What to do:
Below are records; work out how many of their lines hold the string "this" and give that number alone.

(Code that draws figures)

────────────────────────────────────────

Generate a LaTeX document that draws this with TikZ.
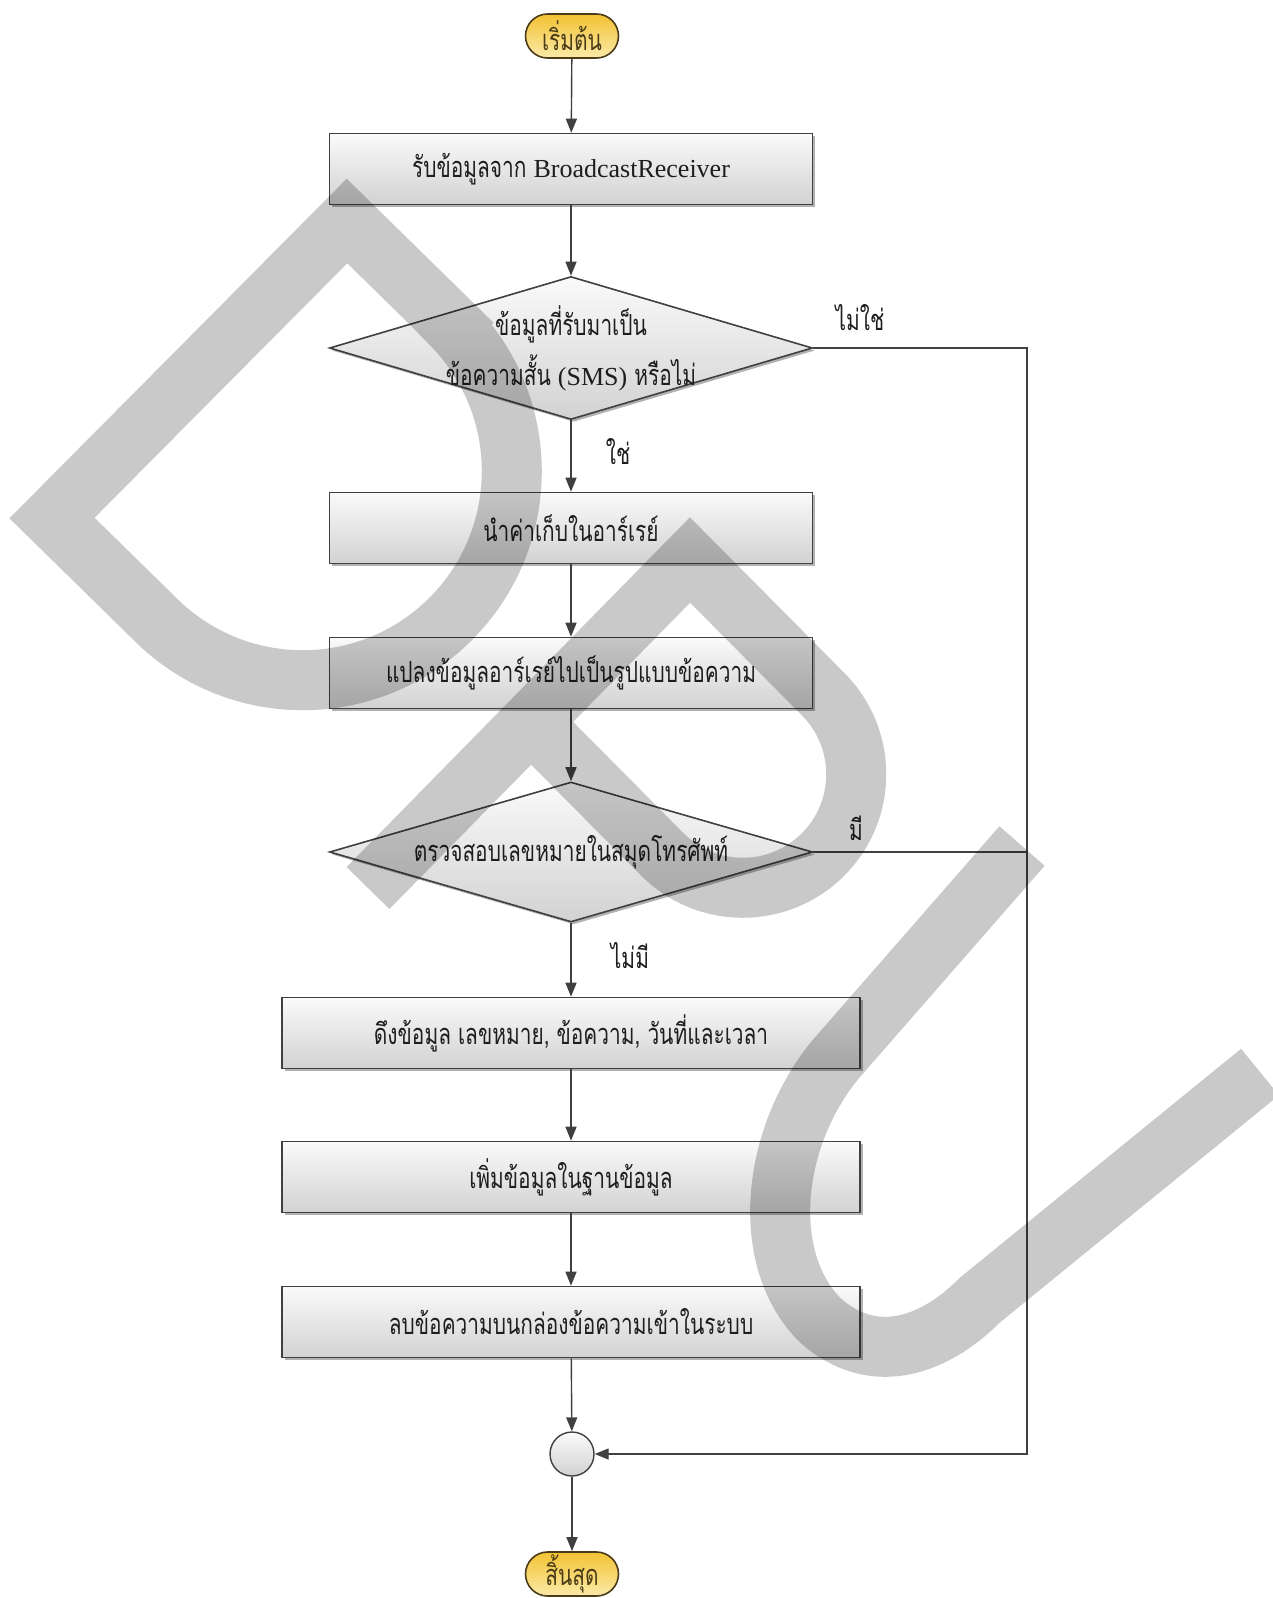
\documentclass[tikz,border=0pt]{standalone}
\usepackage{fontspec}
\setmainfont{Liberation Serif}
\newfontfamily\thai[Script=Thai,FakeStretch=0.72]{Loma}
\usetikzlibrary{shapes.geometric,arrows.meta,shadows}

\definecolor{edgegray}{HTML}{404040}
\definecolor{boxtop}{HTML}{FAFAFA}
\definecolor{boxbot}{HTML}{D2D2D2}
\definecolor{termtop}{HTML}{F2C232}
\definecolor{termbot}{HTML}{FCEAA8}
\definecolor{termedge}{HTML}{4A3C18}
\definecolor{inkgray}{HTML}{1E1E1E}

\begin{document}
\begin{tikzpicture}[x=1pt,y=-1pt,
  every node/.style={font=\fontsize{29}{32}\selectfont, text=inkgray},
  boxshadow/.style={drop shadow={shadow xshift=2.5pt,shadow yshift=-2.5pt,fill=black,opacity=.3}},
  stepbox/.style={rectangle, draw=edgegray, line width=1.6pt, top color=boxtop, bottom color=boxbot,
    minimum height=71pt, inner sep=0pt, boxshadow},
  decision/.style={diamond, draw=edgegray, line width=1.6pt, top color=boxtop, bottom color=boxbot,
    minimum width=483pt, inner sep=0pt, boxshadow},
  terminal/.style={rectangle, rounded corners=22pt, draw=termedge, line width=1.6pt,
    top color=termtop, bottom color=termbot, minimum width=93pt, minimum height=44pt, inner sep=0pt,
    text=termedge},
  joiner/.style={circle, draw=edgegray, line width=1.4pt, top color=boxtop, bottom color=boxbot,
    minimum size=44pt, inner sep=0pt},
  flow/.style={draw=edgegray, line width=1.4pt, -{Triangle[length=14pt,width=11pt]}},
  plainline/.style={draw=edgegray, line width=1.4pt},
  branch/.style={font=\fontsize{29}{32}\selectfont\thai, text=inkgray},
  wmstroke/.style={draw=black, opacity=0.21, line width=60pt, line join=miter, miter limit=10}
]
\useasboundingbox (0,0) rectangle (1272,1598);

% ---- flowchart nodes ----
\node[terminal] (start) at (572,36) {\thai เริ่มต้น};
\node[stepbox, minimum width=483pt] (recv) at (571,169) {\thai รับข้อมูลจาก \rmfamily\fontsize{26}{30}\selectfont BroadcastReceiver};
\node[decision, minimum height=143pt] (isSms) at (571,348) {};
\node[align=center, font=\fontsize{29}{50}\selectfont] at (isSms) {\thai ข้อมูลที่รับมาเป็น\\ \thai ข้อความสั้น {\rmfamily\fontsize{26}{50}\selectfont(SMS)} \thai หรือไม่};
\node[stepbox, minimum width=483pt] (store) at (571,528) {\thai นำค่าเก็บในอาร์เรย์};
\node[stepbox, minimum width=483pt] (convert) at (571,673) {\thai แปลงข้อมูลอาร์เรย์ไปเป็นรูปแบบข้อความ};
\node[decision, minimum height=140pt] (lookup) at (571,852) {};
\node at (lookup) {\thai ตรวจสอบเลขหมายในสมุดโทรศัพท์};
\node[stepbox, minimum width=578pt] (fetch) at (571,1033) {\thai ดึงข้อมูล เลขหมาย, ข้อความ, วันที่และเวลา};
\node[stepbox, minimum width=578pt] (insert) at (571,1177) {\thai เพิ่มข้อมูลในฐานข้อมูล};
\node[stepbox, minimum width=578pt] (remove) at (571,1322) {\thai ลบข้อความบนกล่องข้อความเข้าในระบบ};
\node[joiner] (merge) at (572,1454) {};
\node[terminal] (stop) at (572,1574) {\thai สิ้นสุด};

\coordinate (rightA) at (1027,348);
\coordinate (rightB) at (1027,852);

% ---- connectors ----
\draw[flow] (start) -- (recv);
\draw[flow] (recv) -- (isSms);
\draw[flow] (isSms) -- (store);
\draw[flow] (store) -- (convert);
\draw[flow] (convert) -- (lookup);
\draw[flow] (lookup) -- (fetch);
\draw[flow] (fetch) -- (insert);
\draw[flow] (insert) -- (remove);
\draw[flow] (remove) -- (merge);
\draw[flow] (merge) -- (stop);
\draw[flow] (isSms.east) -- (rightA) |- (merge.east);
\draw[plainline] (lookup.east) -- (rightB);

% ---- branch labels ----
\node[branch] at (860,318) {ไม่ใช่};
\node[branch] at (618,452) {ใช่};
\node[branch] at (856,828) {มี};
\node[branch] at (630,956) {ไม่มี};

% ---- watermark letters ----
% D
\draw[wmstroke] (451,323) -- (347,221) -- (52,518) -- (155,619)
  arc[start angle=135, end angle=-45, radius=209] -- cycle;
% P
\draw[wmstroke] (368,888) -- (690,560) -- (823,694)
  arc[start angle=-45, end angle=135, radius=113.5] -- (533,724);
% U
\draw[wmstroke] (1022,846) -- (835,1060)
  .. controls (770,1140) and (760,1260) .. (820,1320)
  .. controls (870,1365) and (930,1350) .. (980,1300) -- (1260,1072);
\end{tikzpicture}
\end{document}
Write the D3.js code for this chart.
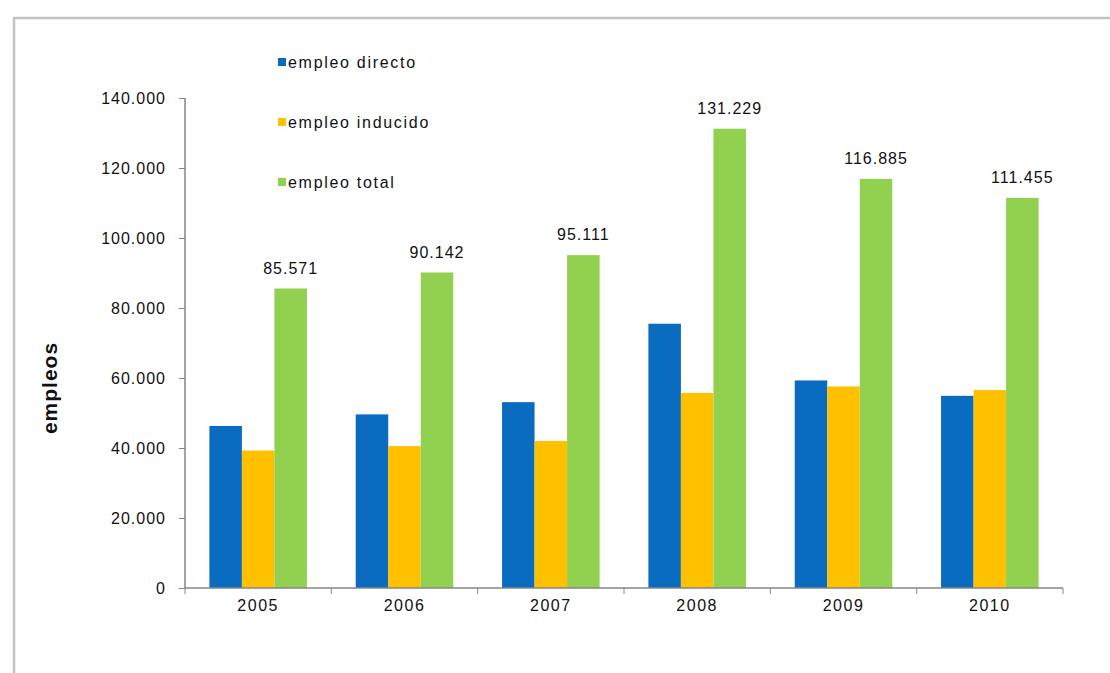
<!DOCTYPE html>
<html>
<head>
  <meta charset="utf-8">
  <script src="https://d3js.org/d3.v7.min.js"></script>
  <style>
    body { margin: 0; background: #fff; }
    text { font-family: "Liberation Sans", Arial, sans-serif; fill: #111; }
  </style>
</head>
<body>
<svg id="chart"></svg>
<script>
  var width = 1110;
  var height = 673;

  // data
  var years = ["2005", "2006", "2007", "2008", "2009", "2010"];
  var series = ["empleo directo", "empleo inducido", "empleo total"];
  var directo = [46300, 49600, 53100, 75500, 59300, 54900];
  var inducido = [39271, 40542, 42011, 55729, 57585, 56555];
  var total = [85571, 90142, 95111, 131229, 116885, 111455];
  var yTicks = [0, 20000, 40000, 60000, 80000, 100000, 120000, 140000];
  var colors = ["#0A6CC0", "#FFC000", "#92D050"];

  var svg = d3.select("#chart")
    .attr("width", width)
    .attr("height", height);

  // outer frame (cut off at right and bottom, as in the source image)
  svg.append("rect")
    .attr("x", 14).attr("y", 18)
    .attr("width", width).attr("height", height)
    .attr("fill", "none")
    .attr("stroke", "#c4c4c4")
    .attr("stroke-width", 2.5);

  var margin = {left: 185, right: 1063, top: 98, bottom: 588};

  var x = d3.scaleBand()
    .domain(years)
    .range([margin.left, margin.right]);

  var x1 = d3.scaleBand()
    .domain(series)
    .range([0, x.bandwidth()])
    .paddingOuter(0.75)
    .paddingInner(0);

  var y = d3.scaleLinear()
    .domain([0, 140000])
    .range([margin.bottom, margin.top]);

  var fmt = function(v) { return d3.format(",")(v).replace(/,/g, "."); };

  var rows = years.map(function(yr, i) {
    return {year: yr, values: [directo[i], inducido[i], total[i]]};
  });

  var g = svg.append("g");

  var groups = g.selectAll("g.year")
    .data(rows).enter()
    .append("g")
    .attr("class", "year")
    .attr("transform", d => "translate(" + x(d.year) + ",0)");

  groups.selectAll("rect")
    .data(d => d.values.map((v, k) => ({key: series[k], value: v, k: k})))
    .enter()
    .append("rect")
    .attr("x", d => x1(d.key))
    .attr("y", d => y(d.value))
    .attr("width", x1.bandwidth())
    .attr("height", d => y(0) - y(d.value))
    .attr("fill", d => colors[d.k]);

  // labels over the total bars
  groups.append("text")
    .attr("x", x1("empleo total") + x1.bandwidth() / 2)
    .attr("y", d => y(d.values[2]) - 15)
    .attr("text-anchor", "middle")
    .style("font-size", "16px")
    .style("letter-spacing", "1px")
    .text(d => fmt(d.values[2]));

  // y axis
  var yAxis = d3.axisLeft(y)
    .tickValues(yTicks)
    .tickSize(6)
    .tickFormat(fmt);

  var ya = svg.append("g")
    .attr("transform", "translate(" + margin.left + ",0)")
    .call(yAxis);
  ya.selectAll("text")
    .style("font-size", "16px")
    .style("letter-spacing", "1px")
    .attr("x", -19).attr("fill", "#111");

  // x axis: ticks sit between the categories
  var xa = svg.append("g")
    .attr("transform", "translate(0," + margin.bottom + ")")
    .call(d3.axisBottom(x).tickSize(0).tickPadding(12));
  xa.selectAll("text")
    .style("font-size", "16px")
    .style("letter-spacing", "1.5px")
    .attr("fill", "#111");
  xa.selectAll(".tick-sep")
    .data(d3.range(years.length + 1)).enter()
    .append("line")
    .attr("x1", i => margin.left + i * x.step())
    .attr("x2", i => margin.left + i * x.step())
    .attr("y1", 0).attr("y2", 6)
    .attr("stroke", "#868686");

  svg.selectAll(".domain").attr("stroke", "#868686").attr("stroke-width", 1.5);
  svg.selectAll(".tick line").attr("stroke", "#868686");
  ya.select(".domain").attr("d", "M0," + margin.bottom + "V" + margin.top);
  xa.select(".domain").attr("d", "M" + margin.left + ",0H" + margin.right);

  // y title
  svg.append("text")
    .attr("transform", "translate(57,388) rotate(-90)")
    .attr("text-anchor", "middle")
    .style("font-size", "21px")
    .style("font-weight", "bold")
    .style("letter-spacing", "1px")
    .text("empleos");

  // legend
  var legend = svg.append("g").selectAll("g")
    .data(series).enter()
    .append("g")
    .attr("transform", (d, i) => "translate(278," + (62 + i * 60) + ")");
  legend.append("rect")
    .attr("x", 0).attr("y", -4)
    .attr("width", 8).attr("height", 8)
    .attr("fill", (d, i) => colors[i]);
  legend.append("text")
    .attr("x", 10).attr("y", 6)
    .style("font-size", "16px")
    .style("letter-spacing", "1.7px")
    .text(d => d);
</script>
</body>
</html>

────────────────────────────────────────

Problem solution:
2